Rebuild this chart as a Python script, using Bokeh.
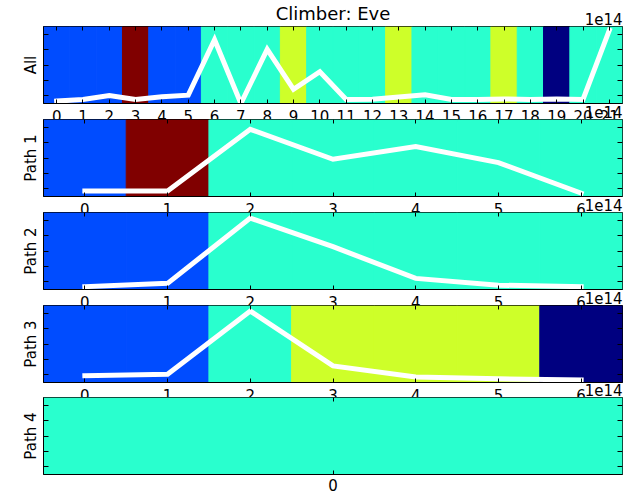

==

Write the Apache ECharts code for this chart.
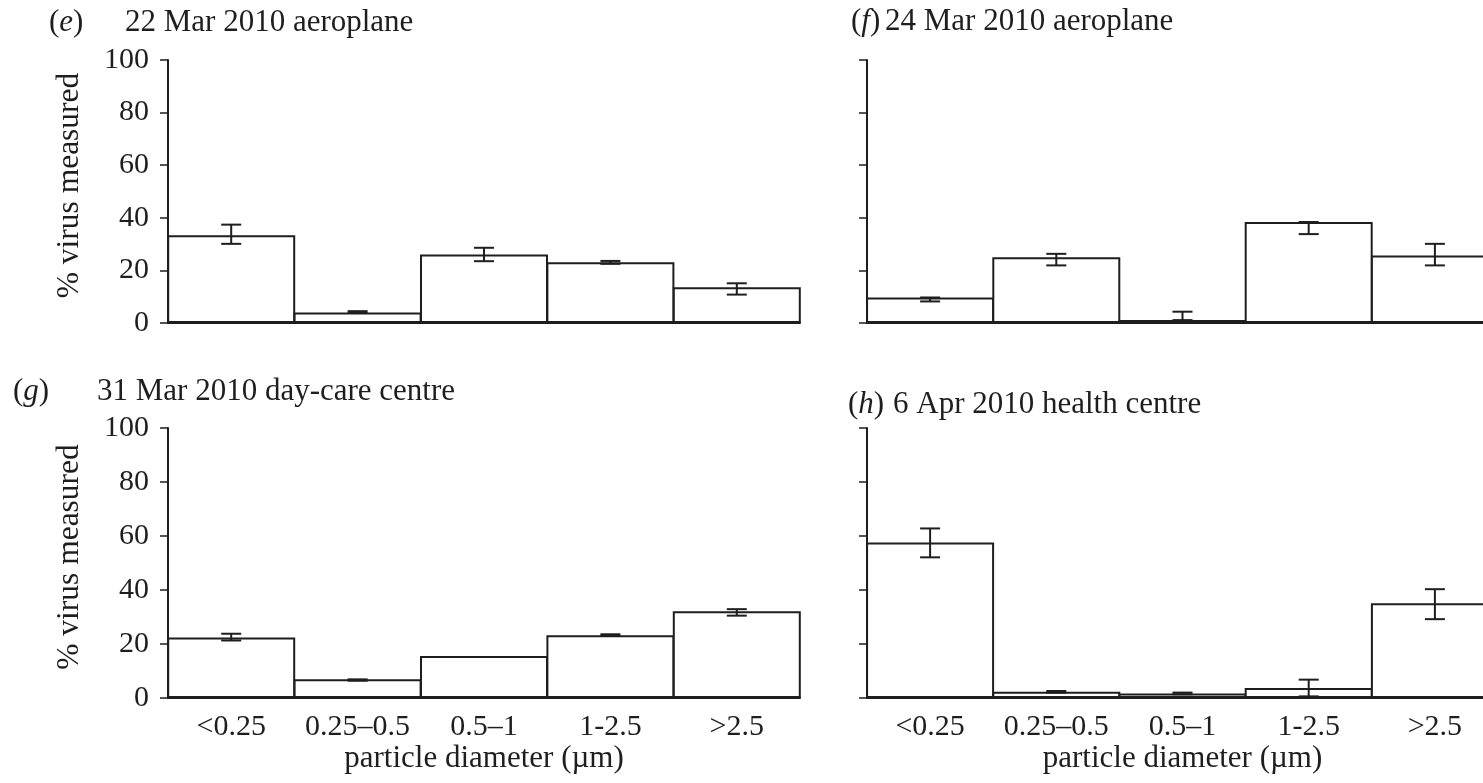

--

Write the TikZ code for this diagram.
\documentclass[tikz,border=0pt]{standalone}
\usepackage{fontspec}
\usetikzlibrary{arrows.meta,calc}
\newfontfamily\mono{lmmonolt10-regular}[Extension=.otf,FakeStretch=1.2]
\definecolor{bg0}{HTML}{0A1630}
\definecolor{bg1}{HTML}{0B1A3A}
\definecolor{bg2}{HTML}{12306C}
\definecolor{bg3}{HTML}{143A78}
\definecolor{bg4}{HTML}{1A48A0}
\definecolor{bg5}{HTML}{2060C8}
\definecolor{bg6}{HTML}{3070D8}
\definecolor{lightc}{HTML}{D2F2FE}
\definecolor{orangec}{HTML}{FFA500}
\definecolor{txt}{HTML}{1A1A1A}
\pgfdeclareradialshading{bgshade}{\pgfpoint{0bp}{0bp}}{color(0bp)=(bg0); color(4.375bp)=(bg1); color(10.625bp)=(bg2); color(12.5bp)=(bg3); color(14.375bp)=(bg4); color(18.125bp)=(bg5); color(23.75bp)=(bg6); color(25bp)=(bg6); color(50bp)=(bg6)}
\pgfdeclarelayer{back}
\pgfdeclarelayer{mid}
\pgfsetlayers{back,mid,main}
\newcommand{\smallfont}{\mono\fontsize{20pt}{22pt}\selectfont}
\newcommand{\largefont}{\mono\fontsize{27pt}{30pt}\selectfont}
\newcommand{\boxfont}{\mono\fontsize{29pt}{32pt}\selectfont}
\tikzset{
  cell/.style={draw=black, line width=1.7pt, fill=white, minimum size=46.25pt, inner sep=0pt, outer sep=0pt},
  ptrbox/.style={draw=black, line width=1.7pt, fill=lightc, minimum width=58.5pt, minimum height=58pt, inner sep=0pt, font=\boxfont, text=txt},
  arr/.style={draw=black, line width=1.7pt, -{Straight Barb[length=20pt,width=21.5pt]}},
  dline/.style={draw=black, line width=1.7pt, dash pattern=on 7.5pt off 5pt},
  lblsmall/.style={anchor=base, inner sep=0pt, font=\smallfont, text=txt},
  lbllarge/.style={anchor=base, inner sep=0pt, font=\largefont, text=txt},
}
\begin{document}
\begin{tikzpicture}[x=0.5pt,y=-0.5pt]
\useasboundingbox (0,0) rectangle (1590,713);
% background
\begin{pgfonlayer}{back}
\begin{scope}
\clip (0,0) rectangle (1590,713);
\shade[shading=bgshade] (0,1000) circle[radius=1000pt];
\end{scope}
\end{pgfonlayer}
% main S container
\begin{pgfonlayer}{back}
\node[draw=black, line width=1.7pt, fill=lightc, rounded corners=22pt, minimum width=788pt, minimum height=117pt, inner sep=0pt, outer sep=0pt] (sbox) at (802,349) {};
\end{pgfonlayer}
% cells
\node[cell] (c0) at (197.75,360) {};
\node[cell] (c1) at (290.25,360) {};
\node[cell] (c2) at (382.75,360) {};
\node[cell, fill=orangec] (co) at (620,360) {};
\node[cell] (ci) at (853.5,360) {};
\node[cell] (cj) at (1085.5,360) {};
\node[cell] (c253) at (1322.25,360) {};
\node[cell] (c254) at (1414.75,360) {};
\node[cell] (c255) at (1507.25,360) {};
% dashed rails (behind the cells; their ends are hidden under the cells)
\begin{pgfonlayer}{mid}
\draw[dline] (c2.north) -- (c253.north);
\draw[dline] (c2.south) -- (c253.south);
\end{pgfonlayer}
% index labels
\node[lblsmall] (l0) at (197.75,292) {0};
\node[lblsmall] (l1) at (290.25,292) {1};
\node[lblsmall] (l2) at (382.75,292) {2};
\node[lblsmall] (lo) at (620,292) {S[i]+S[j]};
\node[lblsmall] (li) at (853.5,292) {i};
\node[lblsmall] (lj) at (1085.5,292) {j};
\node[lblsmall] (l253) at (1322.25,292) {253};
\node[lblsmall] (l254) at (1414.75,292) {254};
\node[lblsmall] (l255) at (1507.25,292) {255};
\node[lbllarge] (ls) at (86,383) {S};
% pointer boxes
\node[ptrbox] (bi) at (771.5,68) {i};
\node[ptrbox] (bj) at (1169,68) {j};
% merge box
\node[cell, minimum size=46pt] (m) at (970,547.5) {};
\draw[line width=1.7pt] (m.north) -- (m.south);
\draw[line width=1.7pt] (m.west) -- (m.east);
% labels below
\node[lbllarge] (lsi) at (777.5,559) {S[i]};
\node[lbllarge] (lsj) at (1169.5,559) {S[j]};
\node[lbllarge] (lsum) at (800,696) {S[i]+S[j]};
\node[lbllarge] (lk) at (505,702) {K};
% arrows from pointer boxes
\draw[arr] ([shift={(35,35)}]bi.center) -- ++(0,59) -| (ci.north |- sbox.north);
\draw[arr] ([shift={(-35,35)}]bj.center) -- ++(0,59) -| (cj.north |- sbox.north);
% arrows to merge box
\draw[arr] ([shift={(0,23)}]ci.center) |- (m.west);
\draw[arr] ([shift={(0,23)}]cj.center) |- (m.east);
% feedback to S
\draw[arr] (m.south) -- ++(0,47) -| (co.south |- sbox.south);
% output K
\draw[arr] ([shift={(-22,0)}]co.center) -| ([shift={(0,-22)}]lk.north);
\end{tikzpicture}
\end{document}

**PROBLEM DESCRIPTION:**
From the listing above, collect every line that mentions the word "Write".

**TASK RESPONSE:**
Write the Apache ECharts code for this chart.
Write the TikZ code for this diagram.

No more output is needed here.